◆ **DIRECTIVE**: Only the lines from the one containing "Give me the Bokeh source for this chart." through the one containing "from bokeh.resources import INLINE" should be duplicated, exactly as they appear. Pictures are to be left out.

◆ **RECORDS FOR THIS EXERCISE**:
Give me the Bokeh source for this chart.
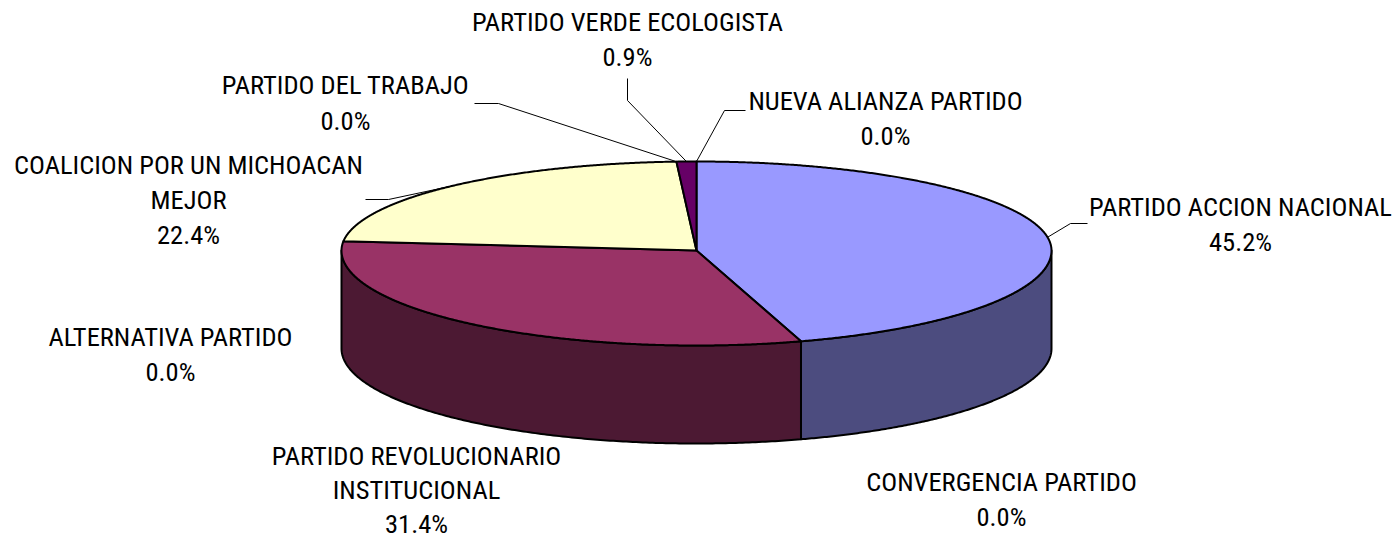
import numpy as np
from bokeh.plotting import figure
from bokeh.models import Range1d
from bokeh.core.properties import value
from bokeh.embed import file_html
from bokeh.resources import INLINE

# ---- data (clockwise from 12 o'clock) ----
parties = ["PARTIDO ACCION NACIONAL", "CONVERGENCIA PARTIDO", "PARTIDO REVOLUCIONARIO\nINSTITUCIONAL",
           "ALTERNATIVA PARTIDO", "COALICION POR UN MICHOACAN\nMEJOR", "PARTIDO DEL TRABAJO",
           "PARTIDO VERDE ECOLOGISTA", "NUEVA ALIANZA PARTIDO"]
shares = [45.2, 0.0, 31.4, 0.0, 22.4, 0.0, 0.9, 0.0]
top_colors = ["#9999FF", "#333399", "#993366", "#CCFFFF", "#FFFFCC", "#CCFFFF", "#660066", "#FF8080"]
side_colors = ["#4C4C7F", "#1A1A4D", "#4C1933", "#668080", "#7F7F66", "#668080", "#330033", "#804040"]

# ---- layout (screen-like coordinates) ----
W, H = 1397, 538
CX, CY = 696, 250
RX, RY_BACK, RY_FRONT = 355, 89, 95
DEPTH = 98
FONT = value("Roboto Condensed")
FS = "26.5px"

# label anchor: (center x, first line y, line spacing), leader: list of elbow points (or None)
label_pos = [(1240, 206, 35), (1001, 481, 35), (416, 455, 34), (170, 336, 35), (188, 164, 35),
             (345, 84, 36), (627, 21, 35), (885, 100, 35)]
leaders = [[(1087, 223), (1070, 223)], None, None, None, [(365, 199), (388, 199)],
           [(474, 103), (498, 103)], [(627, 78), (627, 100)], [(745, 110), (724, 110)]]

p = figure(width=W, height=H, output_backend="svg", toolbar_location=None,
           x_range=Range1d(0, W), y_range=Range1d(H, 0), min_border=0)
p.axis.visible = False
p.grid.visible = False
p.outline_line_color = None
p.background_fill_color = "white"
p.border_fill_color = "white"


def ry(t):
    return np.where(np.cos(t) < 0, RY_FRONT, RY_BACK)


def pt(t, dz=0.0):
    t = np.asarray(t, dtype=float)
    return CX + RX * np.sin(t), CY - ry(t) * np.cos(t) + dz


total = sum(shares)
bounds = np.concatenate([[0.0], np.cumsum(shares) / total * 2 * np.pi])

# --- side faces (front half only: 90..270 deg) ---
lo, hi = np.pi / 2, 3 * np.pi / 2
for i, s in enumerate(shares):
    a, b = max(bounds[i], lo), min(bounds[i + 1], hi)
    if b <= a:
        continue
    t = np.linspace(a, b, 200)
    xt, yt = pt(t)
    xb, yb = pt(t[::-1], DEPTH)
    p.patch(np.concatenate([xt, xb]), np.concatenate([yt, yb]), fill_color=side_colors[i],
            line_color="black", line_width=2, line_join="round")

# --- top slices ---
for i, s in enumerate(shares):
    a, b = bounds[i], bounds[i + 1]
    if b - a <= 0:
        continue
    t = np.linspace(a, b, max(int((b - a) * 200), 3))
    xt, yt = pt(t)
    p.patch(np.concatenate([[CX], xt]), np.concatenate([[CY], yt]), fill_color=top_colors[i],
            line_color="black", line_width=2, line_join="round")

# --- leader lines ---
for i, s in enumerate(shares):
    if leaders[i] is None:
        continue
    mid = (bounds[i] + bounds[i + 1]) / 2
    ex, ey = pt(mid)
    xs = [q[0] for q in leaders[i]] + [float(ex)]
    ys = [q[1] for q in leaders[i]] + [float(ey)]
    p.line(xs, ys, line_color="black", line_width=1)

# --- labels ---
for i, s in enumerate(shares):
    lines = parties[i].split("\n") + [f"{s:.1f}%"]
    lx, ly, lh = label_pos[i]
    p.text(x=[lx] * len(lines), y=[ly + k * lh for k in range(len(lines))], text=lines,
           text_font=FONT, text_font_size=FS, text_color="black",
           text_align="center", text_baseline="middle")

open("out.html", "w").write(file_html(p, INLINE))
* * *
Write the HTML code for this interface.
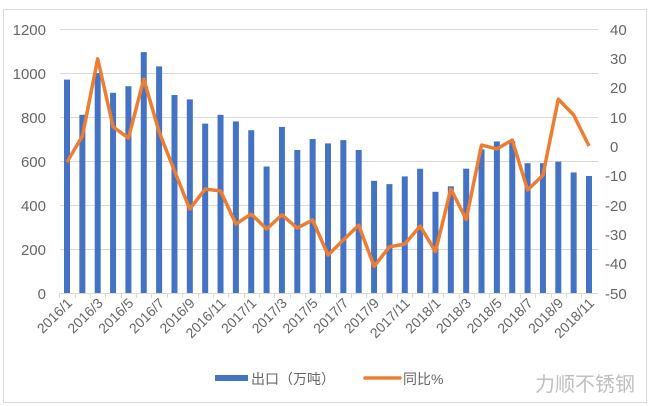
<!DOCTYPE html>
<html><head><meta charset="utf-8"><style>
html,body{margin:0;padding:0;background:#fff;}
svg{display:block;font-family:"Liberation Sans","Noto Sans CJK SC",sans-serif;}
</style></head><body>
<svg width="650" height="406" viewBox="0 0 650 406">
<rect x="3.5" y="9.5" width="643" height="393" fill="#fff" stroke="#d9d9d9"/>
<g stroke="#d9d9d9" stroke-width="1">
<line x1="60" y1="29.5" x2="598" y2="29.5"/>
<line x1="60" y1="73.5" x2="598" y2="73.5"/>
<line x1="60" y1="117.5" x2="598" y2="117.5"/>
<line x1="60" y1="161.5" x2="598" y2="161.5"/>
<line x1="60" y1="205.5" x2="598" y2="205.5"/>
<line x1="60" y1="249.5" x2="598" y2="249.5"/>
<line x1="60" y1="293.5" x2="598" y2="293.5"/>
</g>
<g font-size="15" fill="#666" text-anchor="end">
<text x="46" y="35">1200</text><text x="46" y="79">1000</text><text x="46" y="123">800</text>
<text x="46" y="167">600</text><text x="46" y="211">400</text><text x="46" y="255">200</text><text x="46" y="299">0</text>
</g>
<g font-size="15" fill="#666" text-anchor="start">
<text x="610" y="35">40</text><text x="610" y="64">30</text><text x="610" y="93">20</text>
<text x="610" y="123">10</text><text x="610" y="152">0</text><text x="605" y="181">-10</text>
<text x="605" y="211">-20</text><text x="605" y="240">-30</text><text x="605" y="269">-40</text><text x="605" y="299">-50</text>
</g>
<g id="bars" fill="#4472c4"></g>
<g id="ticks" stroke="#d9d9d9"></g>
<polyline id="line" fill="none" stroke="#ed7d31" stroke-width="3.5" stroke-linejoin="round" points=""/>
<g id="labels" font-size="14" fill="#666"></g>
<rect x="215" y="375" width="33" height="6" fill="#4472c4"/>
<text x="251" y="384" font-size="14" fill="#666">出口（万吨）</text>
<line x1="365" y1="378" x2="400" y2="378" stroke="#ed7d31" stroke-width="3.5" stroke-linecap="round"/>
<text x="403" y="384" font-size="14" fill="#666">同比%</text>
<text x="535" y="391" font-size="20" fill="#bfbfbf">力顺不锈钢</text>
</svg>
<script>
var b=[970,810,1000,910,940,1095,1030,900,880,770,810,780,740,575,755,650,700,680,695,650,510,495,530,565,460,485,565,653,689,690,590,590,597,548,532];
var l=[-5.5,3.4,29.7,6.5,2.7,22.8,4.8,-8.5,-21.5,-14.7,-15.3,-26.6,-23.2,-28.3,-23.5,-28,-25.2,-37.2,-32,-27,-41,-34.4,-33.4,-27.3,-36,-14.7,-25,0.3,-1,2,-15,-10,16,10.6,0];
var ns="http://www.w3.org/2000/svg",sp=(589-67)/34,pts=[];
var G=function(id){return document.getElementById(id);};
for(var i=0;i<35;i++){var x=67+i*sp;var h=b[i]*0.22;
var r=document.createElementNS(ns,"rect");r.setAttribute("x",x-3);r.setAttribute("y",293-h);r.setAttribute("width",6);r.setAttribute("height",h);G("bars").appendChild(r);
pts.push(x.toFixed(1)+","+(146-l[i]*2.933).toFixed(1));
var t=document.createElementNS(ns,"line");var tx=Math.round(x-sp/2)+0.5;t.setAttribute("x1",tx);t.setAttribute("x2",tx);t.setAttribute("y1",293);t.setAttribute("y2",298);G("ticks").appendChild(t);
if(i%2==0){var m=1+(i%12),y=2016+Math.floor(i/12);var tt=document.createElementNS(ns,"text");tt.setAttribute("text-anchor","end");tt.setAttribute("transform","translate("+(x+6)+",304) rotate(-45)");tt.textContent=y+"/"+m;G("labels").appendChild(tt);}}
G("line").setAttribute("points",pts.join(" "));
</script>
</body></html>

◆ **WRITTEN SOLUTION**:
Give me the Bokeh source for this chart.
import numpy as np
from bokeh.plotting import figure
from bokeh.models import Range1d
from bokeh.core.properties import value
from bokeh.embed import file_html
from bokeh.resources import INLINE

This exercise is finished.